De son côté, Tsai est connue pour sa position plus dure à l’égard du régime chinois, en particulier sa forte opposition à la proposition de Pékin de gouverner Taïwan selon le modèle « un pays, deux systèmes ». Ce modèle est actuellement utilisé à Hong Kong depuis que la souveraineté de la ville a été transférée de la Grande-Bretagne à la Chine en 1997.

Pékin a proposé l’idée d’utiliser ce modèle pour gouverner Taïwan, car il considère l’île autogérée comme son territoire, malgré le fait que Taïwan ait sa propre armée, sa propre monnaie et ses propres représentants élus démocratiquement.

Implications

Dans les remarques de concession de Han Kuo-yu, il n’a pas dit s’il contesterait les résultats du rappel. Plus tard, le chef du bureau d’information de la ville n’a pas répondu lorsque les journalistes locaux l’ont interrogé sur la prochaine initiative de M. Han.

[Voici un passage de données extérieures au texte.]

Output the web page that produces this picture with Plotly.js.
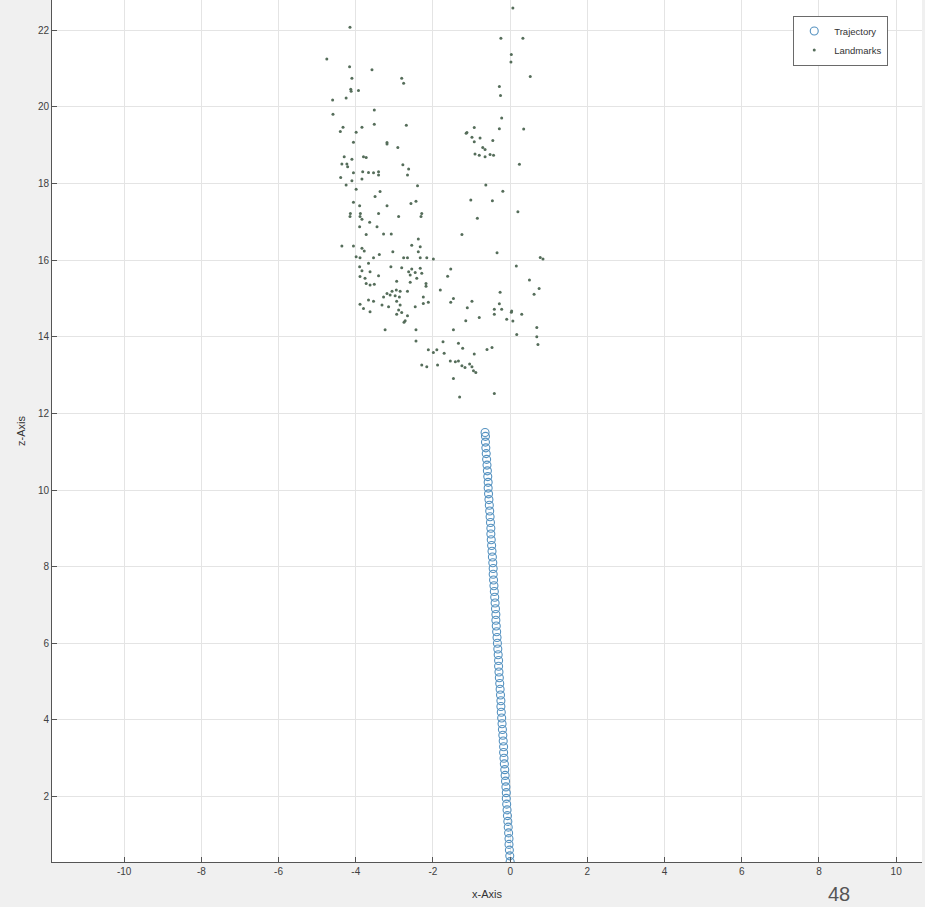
<!DOCTYPE html>
<html>
<head>
<meta charset="utf-8">
<script src="https://cdn.plot.ly/plotly-3.0.1.min.js"></script>
<style>html,body{margin:0;padding:0;background:#f0f0f0;}#chart{width:925px;height:907px;}</style>
</head>
<body>
<div id="chart"></div>
<script>
// Trajectory (camera positions)
const trajX = [0,-0.01,-0.02,-0.03,-0.03,-0.04,-0.05,-0.06,-0.07,-0.08,-0.09,-0.10,-0.10,-0.11,-0.12,-0.13,-0.14,-0.15,-0.16,-0.17,-0.17,-0.18,-0.19,-0.20,-0.21,-0.22,-0.23,-0.24,-0.24,-0.25,-0.26,-0.27,-0.28,-0.29,-0.30,-0.30,-0.31,-0.32,-0.33,-0.34,-0.35,-0.36,-0.37,-0.37,-0.38,-0.39,-0.40,-0.41,-0.42,-0.43,-0.44,-0.44,-0.45,-0.46,-0.47,-0.48,-0.49,-0.50,-0.50,-0.51,-0.52,-0.53,-0.54,-0.55,-0.56,-0.57,-0.57,-0.58,-0.59,-0.60,-0.61,-0.62,-0.63,-0.64,-0.64,-0.65];
const trajZ = [0.30,0.45,0.60,0.75,0.90,1.05,1.20,1.35,1.50,1.65,1.80,1.95,2.10,2.25,2.40,2.55,2.70,2.85,3.00,3.15,3.30,3.45,3.60,3.75,3.90,4.05,4.20,4.35,4.50,4.65,4.80,4.95,5.10,5.25,5.40,5.55,5.70,5.85,6.00,6.15,6.30,6.45,6.60,6.75,6.90,7.05,7.20,7.35,7.50,7.65,7.80,7.95,8.10,8.25,8.40,8.55,8.70,8.85,9.00,9.15,9.30,9.45,9.60,9.75,9.90,10.05,10.20,10.35,10.50,10.65,10.80,10.95,11.10,11.25,11.40,11.50];

// Landmarks
const lmX = [
-4.15,-4.75,-4.16,-3.58,-4.10,-2.81,-2.76,-4.13,-4.12,-3.93,-4.25,-4.60,-3.52,-4.59,-3.52,-2.69,-4.33,-4.40,-3.84,-3.99,-4.06,-3.19,-3.19,-2.91,-4.30,-4.10,-3.80,-3.73,-4.36,-4.23,-4.21,-4.06,-3.82,-3.67,-3.54,-3.41,-3.41,-2.78,-2.63,-2.66,-4.39,-4.10,-3.84,-4.25,-3.99,-2.40,-3.37,-3.50,-4.06,-3.90,-3.19,-2.57,-2.44,-4.14,-3.88,-3.41,-2.29,
0.07,-0.24,0.33,0.03,0.02,0.52,-0.28,-0.25,-0.22,-0.28,0.35,-0.93,-1.12,-1.14,-0.99,-0.78,-0.93,-0.45,-0.71,-0.65,-0.91,-0.80,-0.65,-0.52,-0.43,0.24,-0.63,-0.19,-1.02,-0.46,0.20,
-4.15,-3.89,-3.84,-3.64,-2.89,-2.31,-3.90,-3.45,-3.73,-3.28,-3.08,-2.38,-4.36,-4.06,-3.84,-2.55,-2.33,-3.78,-3.04,-2.38,-3.39,-3.99,-3.89,-3.54,-2.76,-2.66,-2.33,-2.16,-1.99,-3.67,-3.90,-3.09,-2.81,-2.55,-2.33,-3.84,-3.63,-2.63,-2.46,-2.29,-3.89,-3.76,-3.41,-2.59,-2.42,-3.73,-3.63,-3.52,-2.59,-2.18,-2.18,-2.94,-3.06,-2.95,-2.85,-2.66,-3.19,-3.11,-2.98,-2.87,-3.28,-2.25,-3.67,-3.54,-2.94,-2.12,-3.89,-3.32,-3.15,-2.85,-2.25,-3.80,-2.89,-3.63,-2.81,-2.46,-2.94,-2.66,-2.75,-2.72,-3.24,-2.44,-2.44,-2.12,-1.99,-1.90,-2.29,-2.16,-1.88,
-0.85,-1.25,-0.34,0.78,0.85,0.16,-1.54,-1.62,0.50,0.75,0.62,-0.26,-1.81,-1.47,-1.54,-0.99,-0.28,-1.11,-0.41,-0.22,-0.41,0.03,0.04,0.30,-0.09,0.07,-0.80,-1.15,0.69,-1.47,0.17,0.69,0.72,-1.74,-1.34,-1.23,-0.60,-0.47,-0.93,-1.71,-1.55,-1.42,-1.34,-1.25,-1.17,-1.05,-0.99,-0.95,-0.89,-1.47,-1.31,-0.41
];
const lmZ = [
22.08,21.25,21.05,20.97,20.75,20.75,20.62,20.46,20.41,20.43,20.23,20.18,19.92,19.81,19.55,19.52,19.47,19.36,19.47,19.34,19.08,19.07,19.03,18.94,18.70,18.63,18.70,18.68,18.51,18.51,18.44,18.28,18.31,18.29,18.28,18.31,18.22,18.49,18.38,18.22,18.16,18.07,18.12,17.96,17.85,17.94,17.79,17.66,17.51,17.42,17.42,17.48,17.54,17.22,17.22,17.22,17.22,
22.58,21.79,21.79,21.37,21.17,20.79,20.53,20.30,19.71,19.43,19.42,19.46,19.33,19.31,19.21,19.19,19.09,19.12,18.94,18.89,18.77,18.74,18.70,18.76,18.74,18.50,17.96,17.80,17.57,17.55,17.26,
17.14,17.14,17.07,16.99,17.14,17.14,16.87,16.87,16.67,16.68,16.68,16.55,16.37,16.37,16.31,16.39,16.35,16.24,16.22,16.22,16.15,16.09,16.06,16.06,16.06,16.06,16.06,16.06,16.03,15.92,15.83,15.83,15.80,15.77,15.79,15.72,15.70,15.70,15.68,15.66,15.57,15.53,15.59,15.61,15.53,15.39,15.35,15.37,15.42,15.39,15.32,15.45,15.19,15.22,15.19,15.19,15.13,15.09,15.07,15.04,15.04,15.04,14.96,14.93,14.93,14.90,14.85,14.83,14.78,14.83,14.87,14.74,14.70,14.65,14.63,14.78,14.59,14.55,14.38,14.42,14.18,14.18,13.89,13.66,13.59,13.66,13.26,13.22,13.26,
17.09,16.67,16.19,16.07,16.03,15.85,15.77,15.58,15.48,15.26,15.11,15.16,15.22,15.00,14.90,14.93,14.86,14.76,14.72,14.72,14.59,14.64,14.67,14.59,14.46,14.41,14.50,14.42,14.24,14.18,14.06,14.00,13.80,13.87,13.83,13.70,13.67,13.72,13.55,13.57,13.37,13.35,13.37,13.24,13.20,13.29,13.22,13.11,13.07,12.91,12.43,12.52
];

const xTicks = [-10,-8,-6,-4,-2,0,2,4,6,8,10];
const zTicks = [2,4,6,8,10,12,14,16,18,20,22];

const traces = [
  {x: trajX, y: trajZ, type: 'scatter', mode: 'markers', name: 'Trajectory',
   marker: {symbol: 'circle-open', size: 8, color: '#5592c0', line: {width: 1.1, color: '#5592c0'}}},
  {x: lmX, y: lmZ, type: 'scatter', mode: 'markers', name: 'Landmarks',
   marker: {symbol: 'circle', size: 3, color: '#556d5a'}}
];

const fam = 'Liberation Sans, Arial, sans-serif';
const axisFont = {family: fam, size: 10, color: '#404040'};

const layout = {
  width: 925, height: 907,
  paper_bgcolor: '#f0f0f0', plot_bgcolor: '#ffffff',
  margin: {l: 52, r: 3, t: 0, b: 45},
  showlegend: true,
  legend: {x: 0.852, y: 0.982, xanchor: 'left', yanchor: 'top',
    bgcolor: '#ffffff', bordercolor: '#6a6a6a', borderwidth: 1,
    font: {family: fam, size: 9.5, color: '#333'},
    itemwidth: 30, tracegroupgap: 0},
  xaxis: {range: [-11.87, 10.67], tickvals: xTicks, ticktext: xTicks.map(String),
    showgrid: true, gridcolor: '#e4e4e4', zeroline: false,
    showline: true, linecolor: '#555', linewidth: 1,
    ticks: 'inside', ticklen: 5, tickcolor: '#555',
    tickfont: axisFont,
    title: {text: 'x-Axis', font: {family: fam, size: 11, color: '#333'}, standoff: 14}},
  yaxis: {range: [0.29, 22.79], tickvals: zTicks, ticktext: zTicks.map(String),
    showgrid: true, gridcolor: '#e4e4e4', zeroline: false,
    showline: true, linecolor: '#555', linewidth: 1,
    ticks: 'inside', ticklen: 5, tickcolor: '#555',
    tickfont: axisFont,
    title: {text: 'z-Axis', font: {family: fam, size: 11, color: '#333'}, standoff: 10}},
  annotations: [
    {text: '48', xref: 'paper', yref: 'paper', x: 0.905, y: -0.037, xanchor: 'center', yanchor: 'middle',
     showarrow: false, font: {family: fam, size: 20, color: '#555'}}
  ]
};

Plotly.newPlot('chart', traces, layout, {displayModeBar: false, staticPlot: true});
</script>
</body>
</html>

La Commission électorale centrale annoncera officiellement le décompte final des voix dans les sept prochains jours, selon l’Agence centrale de presse (CNA), gérée par le gouvernement local. Ensuite, le gouvernement central de Taïwan désignera une personne pour occuper le poste de maire de Kaohsiung, et une élection partielle pour un nouveau maire sera organisée dans les trois prochains mois.

Toutefois, si M. Han devait contester les résultats du rappel devant les tribunaux, une élection partielle serait reportée jusqu’à ce que le tribunal ait rendu son verdict.

Le Yuan exécutif de Taïwan, qui est la branche exécutive du gouvernement taïwanais, a déclaré dans une déclaration faite après les résultats des élections que le rappel montrait au monde entier à quel point Taïwan est une démocratie mature.

Le succès de ce rappel a des implications pour Hong Kong, a déclaré Tun Li-wen, un expert chinois d’un institut local appelé Taiwan Think Tank, dans une interview avec la branche taïwanaise de NTD, une filiale d’Epoch Times.

Le régime a récemment imposé une loi de sécurité nationale pour la ville, qui, selon les critiques, marque la fin de l’autonomie de Hong Kong qui était censée être garantie par Pékin dans le cadre du « un pays, deux systèmes ».

Le Parti communiste chinois (PCC) sera plus déterminé à supprimer Hong Kong après avoir vu les résultats du rappel parce qu’il craint ce que la démocratie apporterait, a déclaré Tun Li-wen.

Plus précisément, Tun Li-wen a évoqué les prochaines élections du Conseil législatif de Hong Kong (LegCo) prévues pour septembre. Si les candidats pro-démocratie devaient remporter plus de la moitié des 70 sièges du LegCo, le PCC utiliserait probablement la loi sur la sécurité nationale pour intimider et contrôler le LegCo, afin que les législateurs ne lancent pas de projets de loi qui pourraient contrarier Pékin.

La législature de Pékin a adopté la loi de sécurité nationale après un vote solennel le 28 mai. Cette loi criminalise les activités liées à la subversion, à la succession, à l’ingérence étrangère et au terrorisme. Elle entrera en vigueur à Hong Kong après que Pékin aura rédigé les détails de la législation.

Les élections du LegCo sont considérées comme un autre référendum sur le gouvernement pro-Pékin de Hong Kong dirigé par Carrie Lam, après que les candidats pro-démocratie ont remporté une victoire écrasante lors des élections du conseil de district de la ville en novembre 2019.